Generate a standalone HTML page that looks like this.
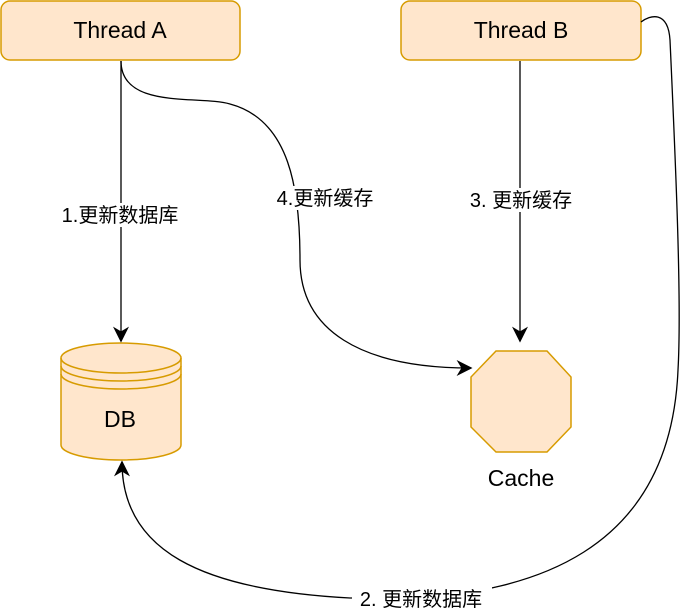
<!DOCTYPE html>
<html><head><meta charset="utf-8"><style>
body{margin:0;background:#fff;}
svg{display:block;font-family:"Liberation Sans","Noto Sans CJK SC",sans-serif;}
</style></head><body>
<svg width="682" height="612" viewBox="0 0 682 612">
<defs>
<marker id="b" viewBox="0 0 10 10" refX="9" refY="5" markerWidth="16" markerHeight="16" markerUnits="userSpaceOnUse" orient="auto"><path d="M0,0 L10,5 L0,10 L3,5 Z" fill="#000"/></marker></defs>
<rect x="1" y="1" width="239" height="59" rx="9" fill="#ffe6cc" stroke="#d79b00" stroke-width="1.5"/>
<text x="120" y="38" font-size="23" text-anchor="middle">Thread A</text>
<rect x="401" y="1" width="240" height="59" rx="9" fill="#ffe6cc" stroke="#d79b00" stroke-width="1.5"/>
<text x="521" y="38" font-size="23" text-anchor="middle">Thread B</text>
<path d="M61,358 A60,15 0 0 1 181,358 L181,445 A60,15 0 0 1 61,445 Z" fill="#ffe6cc" stroke="#d79b00" stroke-width="1.5"/>
<path d="M61,358 A60,15 0 0 0 181,358 M61,366 A60,15 0 0 0 181,366 M61,374 A60,15 0 0 0 181,374" fill="none" stroke="#d79b00" stroke-width="1.5"/>
<text x="120" y="427" font-size="23" text-anchor="middle">DB</text>
<polygon points="496,351 547,351 571,377 571,427 547,452 496,452 471,427 471,377" fill="#ffe6cc" stroke="#d79b00" stroke-width="1.5"/>
<text x="521" y="486" font-size="23" text-anchor="middle">Cache</text>
<g fill="none" stroke="#000" stroke-width="1.3">
<path d="M121,61 L121,341" marker-end="url(#b)"/>
<path d="M520,61 L520,341" marker-end="url(#b)"/>
<path d="M121,61 C121,110 200,95 230,104 C290,120 300,190 300,260 C300,330 360,368 471,368" marker-end="url(#b)"/>
<path d="M641,22 C650,15 668,10 670,40 C675,150 682,300 678,370 C670,560 520,590 420,598 L350,598 C200,590 122,550 122,462" marker-end="url(#b)"/>
</g>
<rect x="55" y="203" width="132" height="24" fill="#fff"/>
<text x="120" y="222" font-size="20" text-anchor="middle">1.更新数据库</text>
<rect x="270" y="186" width="112" height="24" fill="#fff"/>
<text x="325" y="205" font-size="20" text-anchor="middle">4.更新缓存</text>
<rect x="463" y="188" width="116" height="24" fill="#fff"/>
<text x="521" y="207" font-size="20" text-anchor="middle">3. 更新缓存</text>
<rect x="352" y="587" width="140" height="25" fill="#fff"/>
<text x="421" y="606" font-size="20" text-anchor="middle">2. 更新数据库</text>
</svg>
</body></html>
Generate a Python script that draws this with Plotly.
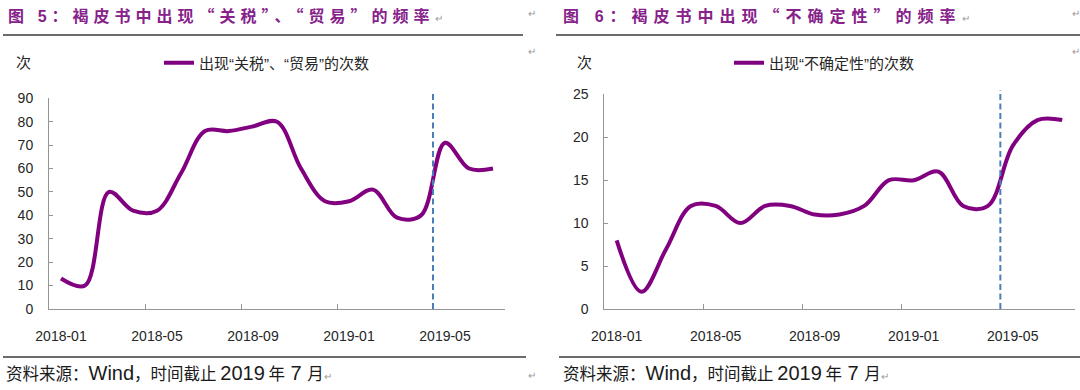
import plotly.graph_objects as go

# ---------------- data ----------------
months = ["2018-01", "2018-02", "2018-03", "2018-04", "2018-05", "2018-06",
          "2018-07", "2018-08", "2018-09", "2018-10", "2018-11", "2018-12",
          "2019-01", "2019-02", "2019-03", "2019-04", "2019-05", "2019-06",
          "2019-07"]
tariff_trade_counts = [13, 10, 50, 42, 42, 58, 76, 76, 78, 80, 60, 46,
                       46, 51, 39, 40, 71, 60, 60]
uncertainty_counts = [8, 2, 7, 12, 12, 10, 12, 12, 11, 11, 12, 15,
                      15, 16, 12, 12, 19, 22, 22]
left_yticks = list(range(0, 91, 10))
right_yticks = list(range(0, 26, 5))
label_step = 4
divider_after = "2019-04"   # dashed marker between 2019-04 and 2019-05

left_title = "图 5：褐皮书中出现“关税”、“贸易”的频率"
right_title = "图 6：褐皮书中出现“不确定性”的频率"
left_series = "出现“关税”、“贸易”的次数"
right_series = "出现“不确定性”的次数"
unit_label = "次"
source_note = "资料来源：Wind，时间截止 2019 年 7 月"

# ---------------- styling ----------------
W, H = 1080, 390
PURPLE = "#800080"
TITLE_PURPLE = "#86228A"
AXIS_GRAY = "#959595"
TEXT = "#262626"
DASH_BLUE = "#4A7EBB"
LATIN = "Liberation Sans, Arial, Noto Sans CJK SC, sans-serif"
CJK = "Noto Sans CJK SC, sans-serif"

def px(x):
    return x / W

def py(y):
    return 1 - y / H

idx = list(range(len(months)))
tickvals = idx[::label_step]
ticktext = months[::label_step]
minor_vals = [v - 0.5 for v in tickvals if v > 0]
divider_pos = months.index(divider_after) + 0.5

fig = go.Figure()
fig.add_trace(go.Scatter(
    x=idx, y=tariff_trade_counts, mode="lines", name=left_series,
    line=dict(color=PURPLE, width=4, shape="spline", smoothing=1),
    xaxis="x", yaxis="y", legend="legend", hoverinfo="skip"))
fig.add_trace(go.Scatter(
    x=idx, y=uncertainty_counts, mode="lines", name=right_series,
    line=dict(color=PURPLE, width=4, shape="spline", smoothing=1),
    xaxis="x2", yaxis="y2", legend="legend2", hoverinfo="skip"))

tickfont = dict(family=LATIN, size=14, color=TEXT)

def xaxis_cfg(domain, anchor):
    return dict(domain=domain, anchor=anchor, range=[-0.5, len(months) - 0.5],
                tickmode="array", tickvals=tickvals, ticktext=ticktext,
                ticks="", showline=True, linecolor=AXIS_GRAY, linewidth=1,
                showgrid=False, zeroline=False, tickfont=tickfont,
                ticklabelstandoff=14, automargin=False,
                minor=dict(tickmode="array", tickvals=minor_vals, ticks="inside",
                           ticklen=5, tickcolor=AXIS_GRAY, tickwidth=1, showgrid=False),
                fixedrange=True)

def yaxis_cfg(domain, anchor, ticksv):
    return dict(domain=domain, anchor=anchor, range=[ticksv[0], ticksv[-1]],
                tickmode="array", tickvals=ticksv, ticks="inside", ticklen=4,
                tickcolor=AXIS_GRAY, showline=True, linecolor=AXIS_GRAY,
                linewidth=1, showgrid=False, zeroline=False, tickfont=tickfont,
                ticklabelstandoff=12, automargin=False, fixedrange=True)

fig.update_layout(
    template="none",
    width=W, height=H, autosize=False,
    margin=dict(l=0, r=0, t=0, b=0, pad=0, autoexpand=False),
    paper_bgcolor="white", plot_bgcolor="white",
    xaxis=xaxis_cfg([px(49), px(505)], "y"),
    yaxis=yaxis_cfg([py(309), py(98.3)], "x", left_yticks),
    xaxis2=xaxis_cfg([px(604.3), px(1074.6)], "y2"),
    yaxis2=yaxis_cfg([py(309), py(94.3)], "x2", right_yticks),
    legend=dict(x=px(159), y=py(63), xanchor="left", yanchor="middle",
                bgcolor="rgba(0,0,0,0)", font=dict(family=LATIN, size=15, color=TEXT),
                itemwidth=30),
    legend2=dict(x=px(729), y=py(63), xanchor="left", yanchor="middle",
                 bgcolor="rgba(0,0,0,0)", font=dict(family=LATIN, size=15, color=TEXT),
                 itemwidth=30),
    showlegend=True,
)

shapes = []
# divider dashed lines
for xr, yr, top in (("x", "y domain", 1.032), ("x2", "y2 domain", 1.02)):
    shapes.append(dict(type="line", xref=xr, yref=yr,
                       x0=divider_pos, x1=divider_pos, y0=0, y1=top,
                       line=dict(color=DASH_BLUE, width=2, dash="6px,3.5px")))
# document rules
for x0, x1 in ((3, 523), (556, 1080)):
    shapes.append(dict(type="line", xref="paper", yref="paper",
                       x0=px(x0), x1=px(x1), y0=py(35), y1=py(35),
                       line=dict(color="#3A3A3A", width=1.3)))
for x0, x1 in ((3, 526), (559, 1080)):
    shapes.append(dict(type="line", xref="paper", yref="paper",
                       x0=px(x0), x1=px(x1), y0=py(357), y1=py(357),
                       line=dict(color="#3A3A3A", width=1.3)))
fig.update_layout(shapes=shapes)

RET = '<span style="font-size:10px;fill:#9a9a9a;letter-spacing:0px">↵</span>'

def title_html(t, spacing):
    head, rest = t.split(" ", 1)
    num, tail = rest[0], rest[1:]
    return ('<span style="letter-spacing:%dpx"><b>' % spacing + head + ' </b>'
            '<span style="font-family:Liberation Sans, Arial;font-weight:bold">' + num + '</span>'
            '<b>' + tail + '</b></span>' + RET)

def source_html(t):
    out = ""
    for tok in t.replace("Wind", "|Wind|").replace("2019", "|2019|").replace(" 7 ", "| 7 |").split("|"):
        if tok in ("Wind", "2019", " 7 "):
            out += '<span style="font-family:Liberation Sans, Arial;font-size:20px">' + tok + '</span>'
        else:
            out += tok
    return out + RET

annotations = []
for x, txt, sp in ((6, left_title, 5), (561, right_title, 6)):
    annotations.append(dict(xref="paper", yref="paper", x=px(x), y=py(15),
                            xanchor="left", yanchor="middle", showarrow=False,
                            text=title_html(txt, sp),
                            font=dict(family=CJK, size=16, color=TITLE_PURPLE)))
for x in (23, 584):
    annotations.append(dict(xref="paper", yref="paper", x=px(x), y=py(62),
                            xanchor="center", yanchor="middle", showarrow=False,
                            text=unit_label, font=dict(family=CJK, size=15, color=TEXT)))
for x in (4, 561):
    annotations.append(dict(xref="paper", yref="paper", x=px(x), y=py(373),
                            xanchor="left", yanchor="middle", showarrow=False,
                            text=source_html(source_note),
                            font=dict(family=CJK, size=16.5, color="#1a1a1a")))
for x, y in ((526, 14), (526, 52), (526, 375), (1070, 14), (1070, 52)):
    annotations.append(dict(xref="paper", yref="paper", x=px(x), y=py(y),
                            xanchor="left", yanchor="middle", showarrow=False,
                            text="↵", font=dict(family=LATIN, size=10, color="#9a9a9a")))
fig.update_layout(annotations=annotations)

fig.write_html("out.html",
               config={"displayModeBar": False, "staticPlot": True},
               post_script="document.body.style.margin='0px';"
                           "document.body.style.overflow='hidden';")
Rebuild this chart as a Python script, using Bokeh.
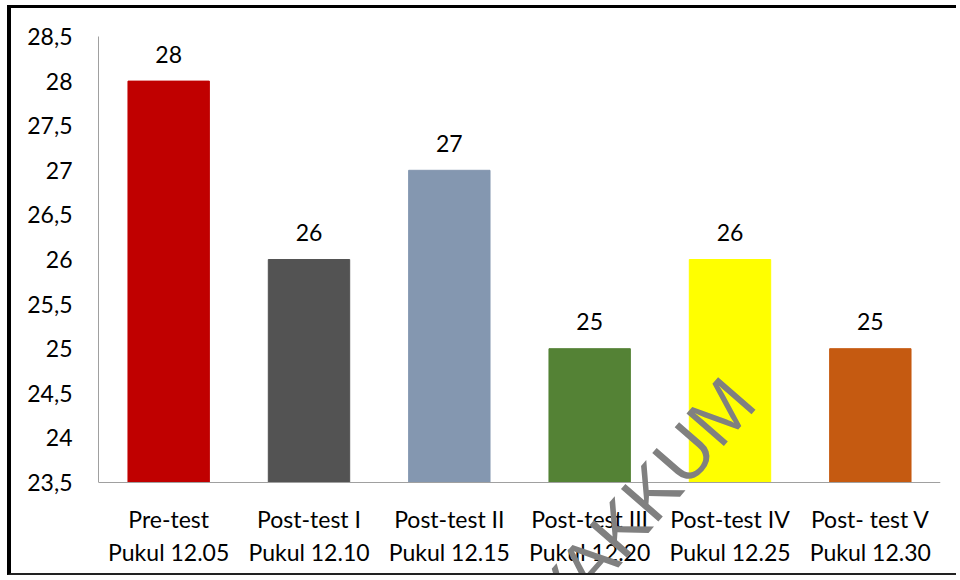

Directive: Locate each line with the word "that" and copy it.

Answer to this problem:
Generate a standalone HTML page that looks like this.
Generate a Python script that draws this with Plotly.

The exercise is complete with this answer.